Given instruction: Retype every line from the top of the entries down to the one with "ax.spines[side].set_linewidth(1.5)", both included, and skip the pictures.

Data for processing:
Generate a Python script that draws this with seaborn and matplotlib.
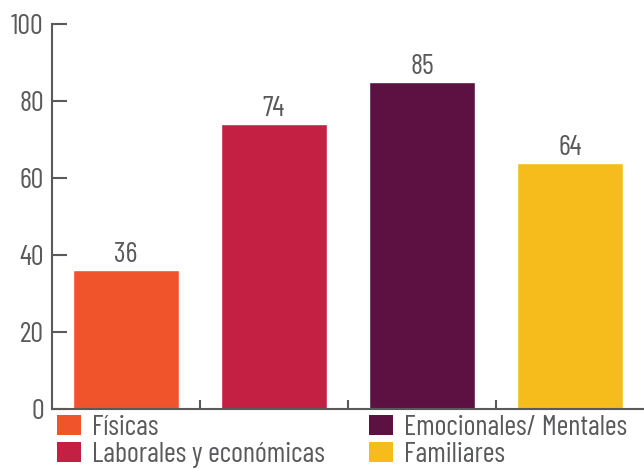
import matplotlib
matplotlib.use("Agg")
import matplotlib.pyplot as plt
import seaborn as sns
from matplotlib.patches import Patch

# Data
categories = ["Físicas", "Laborales y económicas", "Emocionales/ Mentales", "Familiares"]
values = [36, 74, 85, 64]
colors = ["#F0542B", "#C42043", "#5C1142", "#F5BC1B"]
yticks = [0, 20, 40, 60, 80, 100]

sns.set_theme(style="white")
plt.rcParams["font.family"] = ["Barlow Condensed", "DejaVu Sans"]
plt.rcParams["font.weight"] = "normal"

gray = "#595a5c"
fs = 20.5

fig = plt.figure(figsize=(6.44, 4.70), dpi=100)
ax = fig.add_axes([0.0807, 0.1298, 0.9193, 0.8191])

sns.barplot(x=categories, y=values, hue=categories, palette=colors,
            width=0.72, saturation=1, legend=False, ax=ax)

for cont in ax.containers:
    ax.bar_label(cont, padding=1.5, fontsize=fs, color=gray)

ax.set_xlim(-0.5, 3.5)
ax.set_ylim(0, 100)
ax.set_yticks(yticks)
ax.set_yticklabels([str(t) for t in yticks])
ax.set_xticks([0.5, 1.5, 2.5])
ax.set_xticklabels([])
ax.set_xlabel("")
ax.set_ylabel("")

ax.tick_params(axis="y", direction="in", length=11, width=1.5, color=gray,
               labelcolor=gray, labelsize=fs, pad=6, left=True)
ax.tick_params(axis="x", direction="in", length=6.5, width=1.5, color=gray,
               bottom=True)

for side in ["top", "right"]:
    ax.spines[side].set_visible(False)
for side in ["left", "bottom"]:
    ax.spines[side].set_color(gray)
    ax.spines[side].set_linewidth(1.5)

handles = [Patch(facecolor=c, edgecolor="none") for c in colors]
fpx = fs * 100 / 72
common = dict(frameon=False, fontsize=fs, labelcolor=gray, loc="upper left",
              borderpad=0, borderaxespad=0, handlelength=24 / fpx,
              handleheight=20 / fpx, handletextpad=11 / fpx, labelspacing=0.04)
leg1 = fig.legend(handles[:2], categories[:2], bbox_to_anchor=(57 / 644, 1 - 415 / 470), **common)
leg2 = fig.legend(handles[2:], categories[2:], bbox_to_anchor=(369 / 644, 1 - 415 / 470), **common)

fig.savefig("out.png", dpi=100)
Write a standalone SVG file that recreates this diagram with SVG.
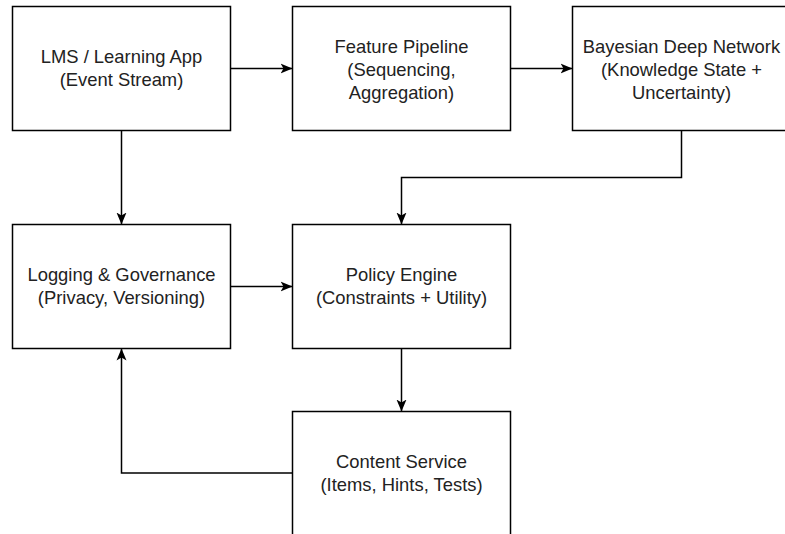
<svg xmlns="http://www.w3.org/2000/svg" width="785" height="534" viewBox="0 0 785 534">
<style>
.box{fill:#ffffff;stroke:#000000;stroke-width:1.5}
.lbl{font-family:"Liberation Sans",Arial,Helvetica,sans-serif;font-size:18.4px;fill:#222222;text-anchor:middle}
.edge{fill:none;stroke:#000000;stroke-width:1.5;marker-end:url(#arrow)}
</style>
<defs>
<marker id="arrow" markerUnits="userSpaceOnUse" markerWidth="13" markerHeight="11" viewBox="0 0 13 11" refX="12" refY="5.5" orient="auto">
<path d="M0,0.5 L12,5.5 L0,10.5 L3,5.5 Z" fill="#000000"/>
</marker>
</defs>
<rect width="785" height="534" fill="#ffffff"/>
<g id="connectors">
<path id="e-lms-feature" class="edge" d="M230.5,68.5 H292.5"/>
<path id="e-feature-bayes" class="edge" d="M510.5,68.5 H572.5"/>
<path id="e-lms-logging" class="edge" d="M121.5,130.5 V224.5"/>
<path id="e-bayes-policy" class="edge" d="M681.5,130.5 V177.5 H401.5 V224.5"/>
<path id="e-logging-policy" class="edge" d="M230.5,286.5 H292.5"/>
<path id="e-policy-content" class="edge" d="M401.5,348.5 V411.5"/>
<path id="e-content-logging" class="edge" d="M292.5,473 H121.5 V348.5"/>
</g>
<g id="lms">
<rect class="box" x="12.5" y="6.5" width="218" height="124"/>
<text class="lbl" x="121.5" y="63">LMS / Learning App</text>
<text class="lbl" x="121.5" y="86">(Event Stream)</text>
</g>
<g id="feature">
<rect class="box" x="292.5" y="6.5" width="218" height="124"/>
<text class="lbl" x="401.5" y="53">Feature Pipeline</text>
<text class="lbl" x="401.5" y="76">(Sequencing,</text>
<text class="lbl" x="401.5" y="99">Aggregation)</text>
</g>
<g id="bayes">
<rect class="box" x="572.5" y="6.5" width="218" height="124"/>
<text class="lbl" x="681.5" y="53">Bayesian Deep Network</text>
<text class="lbl" x="681.5" y="76">(Knowledge State +</text>
<text class="lbl" x="681.5" y="99">Uncertainty)</text>
</g>
<g id="logging">
<rect class="box" x="12.5" y="224.5" width="218" height="124"/>
<text class="lbl" x="121.5" y="281">Logging &amp; Governance</text>
<text class="lbl" x="121.5" y="304">(Privacy, Versioning)</text>
</g>
<g id="policy">
<rect class="box" x="292.5" y="224.5" width="218" height="124"/>
<text class="lbl" x="401.5" y="281">Policy Engine</text>
<text class="lbl" x="401.5" y="304">(Constraints + Utility)</text>
</g>
<g id="content">
<rect class="box" x="292.5" y="411.5" width="218" height="124"/>
<text class="lbl" x="401.5" y="467.5">Content Service</text>
<text class="lbl" x="401.5" y="490.5">(Items, Hints, Tests)</text>
</g>
</svg>
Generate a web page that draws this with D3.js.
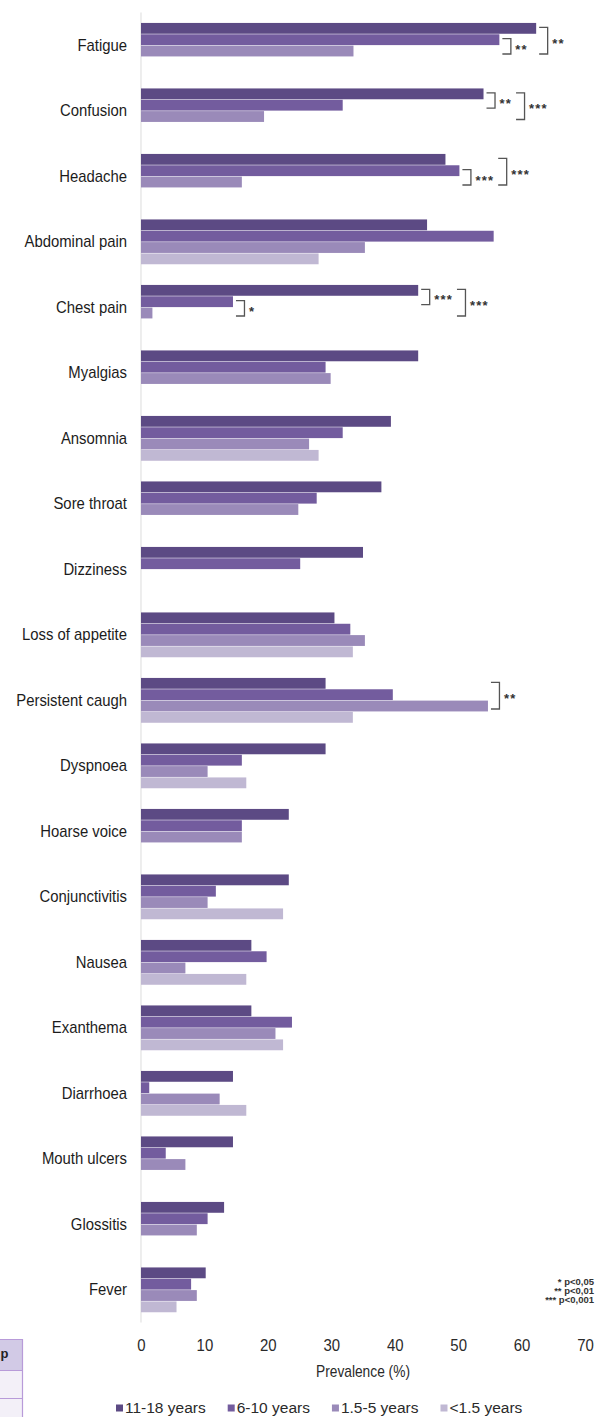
<!DOCTYPE html>
<html>
<head>
<meta charset="utf-8">
<script src="https://cdn.jsdelivr.net/npm/d3@7"></script>
<style>
  html, body { margin: 0; padding: 0; background: #fff; }
  svg { display: block; font-family: "Liberation Sans", Arial, Helvetica, sans-serif; }
</style>
</head>
<body>
<svg id="chart" width="608" height="1417"></svg>
<script>
// Symptom prevalence (%) by age group
const categories = ["Fatigue", "Confusion", "Headache", "Abdominal pain", "Chest pain", "Myalgias",
  "Ansomnia", "Sore throat", "Dizziness", "Loss of appetite", "Persistent caugh", "Dyspnoea",
  "Hoarse voice", "Conjunctivitis", "Nausea", "Exanthema", "Diarrhoea", "Mouth ulcers", "Glossitis", "Fever"];
const seriesNames = ["11-18 years", "6-10 years", "1.5-5 years", "<1.5 years"];
const age11to18  = [62.3, 54.0, 48.0, 45.1, 43.7, 43.7, 39.4, 37.9, 35.0, 30.5, 29.1, 29.1, 23.3, 23.3, 17.4, 17.4, 14.5, 14.5, 13.1, 10.2];
const age6to10   = [56.5, 31.8, 50.2, 55.6, 14.5, 29.1, 31.8, 27.7, 25.1, 33.0, 39.7, 15.9, 15.9, 11.8, 19.8, 23.8, 1.3, 3.9, 10.5, 7.9];
const age1p5to5  = [33.5, 19.4, 15.9, 35.3, 1.8, 29.9, 26.5, 24.8, null, 35.3, 54.7, 10.5, 15.9, 10.5, 7.0, 21.2, 12.4, 7.0, 8.8, 8.8];
const ageUnder1p5 = [null, null, null, 28.0, null, null, 28.0, null, null, 33.4, 33.4, 16.6, null, 22.4, 16.6, 22.4, 16.6, null, null, 5.6];
const xTicks = [0, 10, 20, 30, 40, 50, 60, 70];
const xTitle = "Prevalence (%)";

// Significant pairwise comparisons (series indices within a symptom group)
const significance = [
  { category: "Fatigue", from: 1, to: 2, level: 0, label: "**" },
  { category: "Fatigue", from: 0, to: 2, level: 1, label: "**" },
  { category: "Confusion", from: 0, to: 1, level: 0, label: "**" },
  { category: "Confusion", from: 0, to: 2, level: 1, label: "***" },
  { category: "Headache", from: 1, to: 2, level: 0, label: "***" },
  { category: "Headache", from: 0, to: 2, level: 1, label: "***" },
  { category: "Chest pain", from: 1, to: 2, level: 0, label: "*" },
  { category: "Chest pain", from: 0, to: 1, level: 0, label: "***" },
  { category: "Chest pain", from: 0, to: 2, level: 1, label: "***" },
  { category: "Persistent caugh", from: 0, to: 2, level: 0, label: "**" }
];
const pLegend = ["* p<0,05", "** p<0,01", "*** p<0,001"];

const seriesValues = [age11to18, age6to10, age1p5to5, ageUnder1p5];
const colors = ["#5c4a84", "#735c9e", "#9a8ab9", "#c0b8d3"];

const svg = d3.select("#chart");

const x = d3.scaleLinear().domain([0, 70]).range([141, 585]);
const y = d3.scaleBand().domain(categories).range([12.6, 1322.6]).paddingInner(0.308).paddingOuter(0.154);
const ySub = d3.scaleBand().domain(d3.range(seriesNames.length)).range([0, y.bandwidth()]);
const color = d3.scaleOrdinal().domain(d3.range(seriesNames.length)).range(colors);

// Table fragment at the lower-left edge
const tbl = svg.append("g");
tbl.append("rect").attr("x", -4).attr("y", 1339).attr("width", 26.7).attr("height", 31).attr("fill", "#d2cae6");
tbl.append("rect").attr("x", -4).attr("y", 1370).attr("width", 26.7).attr("height", 60).attr("fill", "#f3f0f8");
tbl.append("path").attr("d", "M-4,1339.5H22.5V1420M-4,1370.5H22.5M-4,1398.5H22.5")
  .attr("fill", "none").attr("stroke", "#b89bd9").attr("stroke-width", 1.2);
tbl.append("text").attr("x", 0.5).attr("y", 1358).attr("font-size", 13).attr("font-weight", "bold")
  .attr("fill", "#222").text("p");

// Zero line
svg.append("line").attr("x1", x(0)).attr("x2", x(0)).attr("y1", y.range()[0]).attr("y2", y.range()[1])
  .attr("stroke", "#e2e2e2").attr("stroke-width", 1.2);

// Bars
const rows = categories.map((c, i) => ({
  category: c,
  bars: seriesValues.map((vals, s) => ({ s, value: vals[i] })).filter(d => d.value != null)
}));
const groups = svg.append("g").selectAll("g").data(rows).join("g")
  .attr("transform", d => `translate(0,${y(d.category)})`);
groups.selectAll("rect").data(d => d.bars).join("rect")
  .attr("x", x(0))
  .attr("y", d => ySub(d.s) + 0.25)
  .attr("width", d => x(d.value) - x(0))
  .attr("height", ySub.bandwidth() - 0.5)
  .attr("fill", d => color(d.s));

// Category labels
svg.append("g").selectAll("text").data(categories).join("text")
  .attr("transform", d => `translate(127,${y(d) + y.bandwidth() / 2}) scale(0.93,1)`)
  .attr("dy", "0.35em")
  .attr("text-anchor", "end")
  .attr("font-size", 16)
  .attr("fill", "#1c1c1c")
  .text(d => d);

// X axis tick labels (no axis line)
const xAxis = svg.append("g").attr("transform", "translate(0,1339)")
  .call(d3.axisBottom(x).tickValues(xTicks).tickSize(0).tickPadding(0));
xAxis.select(".domain").remove();
xAxis.selectAll("text").attr("font-size", 17).attr("fill", "#2a2a2a")
  .attr("font-family", "\"Liberation Sans\", Arial, sans-serif").attr("dy", "0.71em")
  .attr("transform", "scale(0.88,1)");

svg.append("text").attr("transform", `translate(${x(35)},1377) scale(0.86,1)`).attr("text-anchor", "middle")
  .attr("font-size", 16).attr("fill", "#2a2a2a").text(xTitle);

// Significance brackets
const valueOf = (cat, s) => seriesValues[s][categories.indexOf(cat)] || 0;
const labelEnd = {};
const bracketG = svg.append("g");
[0, 1].forEach(level => {
  significance.filter(b => b.level === level).forEach(b => {
    const top = y(b.category) + ySub(b.from) + ySub.bandwidth() / 2 - 1;
    const bottom = y(b.category) + ySub(b.to) + ySub.bandwidth() / 2 + 3;
    let maxVal = 0;
    for (let s = b.from; s <= b.to; s++) maxVal = Math.max(maxVal, valueOf(b.category, s));
    let left = x(maxVal) + 3;
    if (level > 0 && labelEnd[b.category] != null) left = Math.max(left, labelEnd[b.category] + 4);
    const right = left + 8.5;
    bracketG.append("path")
      .attr("d", `M${left},${top}H${right}V${bottom}H${left}`)
      .attr("fill", "none").attr("stroke", "#555").attr("stroke-width", 1.3);
    const t = bracketG.append("text")
      .attr("x", right + 4.5)
      .attr("y", (top + bottom) / 2 + 7.2)
      .attr("font-size", 13).attr("font-weight", "bold").attr("letter-spacing", 1.2)
      .attr("fill", "#333").text(b.label);
    const end = right + 4.5 + t.node().getComputedTextLength();
    labelEnd[b.category] = Math.max(labelEnd[b.category] || 0, end);
  });
});

// p-value key
svg.append("g").selectAll("text").data(pLegend).join("text")
  .attr("x", 594)
  .attr("y", (d, i) => 1285 + i * 9)
  .attr("text-anchor", "end")
  .attr("font-size", 9.5).attr("font-weight", "bold").attr("fill", "#333")
  .text(d => d);

// Legend
const legendItems = svg.append("g").attr("transform", "translate(0,1408)");
let lx = 116;
seriesNames.forEach((name, i) => {
  const g = legendItems.append("g").attr("transform", `translate(${lx},0)`);
  g.append("rect").attr("x", 0).attr("y", -3.5).attr("width", 7).attr("height", 7).attr("fill", colors[i]);
  const t = g.append("text").attr("x", 9).attr("y", 0).attr("dy", "0.35em")
    .attr("font-size", 15.5).attr("fill", "#2a2a2a").text(name);
  lx += 9 + t.node().getComputedTextLength() + 22;
});
</script>
</body>
</html>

Response:
Generate a Python script that draws this with seaborn and matplotlib.
import matplotlib
matplotlib.use("Agg")
import matplotlib.pyplot as plt
import seaborn as sns
from matplotlib.patches import Patch

# Data
categories = ["Físicas", "Laborales y económicas", "Emocionales/ Mentales", "Familiares"]
values = [36, 74, 85, 64]
colors = ["#F0542B", "#C42043", "#5C1142", "#F5BC1B"]
yticks = [0, 20, 40, 60, 80, 100]

sns.set_theme(style="white")
plt.rcParams["font.family"] = ["Barlow Condensed", "DejaVu Sans"]
plt.rcParams["font.weight"] = "normal"

gray = "#595a5c"
fs = 20.5

fig = plt.figure(figsize=(6.44, 4.70), dpi=100)
ax = fig.add_axes([0.0807, 0.1298, 0.9193, 0.8191])

sns.barplot(x=categories, y=values, hue=categories, palette=colors,
            width=0.72, saturation=1, legend=False, ax=ax)

for cont in ax.containers:
    ax.bar_label(cont, padding=1.5, fontsize=fs, color=gray)

ax.set_xlim(-0.5, 3.5)
ax.set_ylim(0, 100)
ax.set_yticks(yticks)
ax.set_yticklabels([str(t) for t in yticks])
ax.set_xticks([0.5, 1.5, 2.5])
ax.set_xticklabels([])
ax.set_xlabel("")
ax.set_ylabel("")

ax.tick_params(axis="y", direction="in", length=11, width=1.5, color=gray,
               labelcolor=gray, labelsize=fs, pad=6, left=True)
ax.tick_params(axis="x", direction="in", length=6.5, width=1.5, color=gray,
               bottom=True)

for side in ["top", "right"]:
    ax.spines[side].set_visible(False)
for side in ["left", "bottom"]:
    ax.spines[side].set_color(gray)
    ax.spines[side].set_linewidth(1.5)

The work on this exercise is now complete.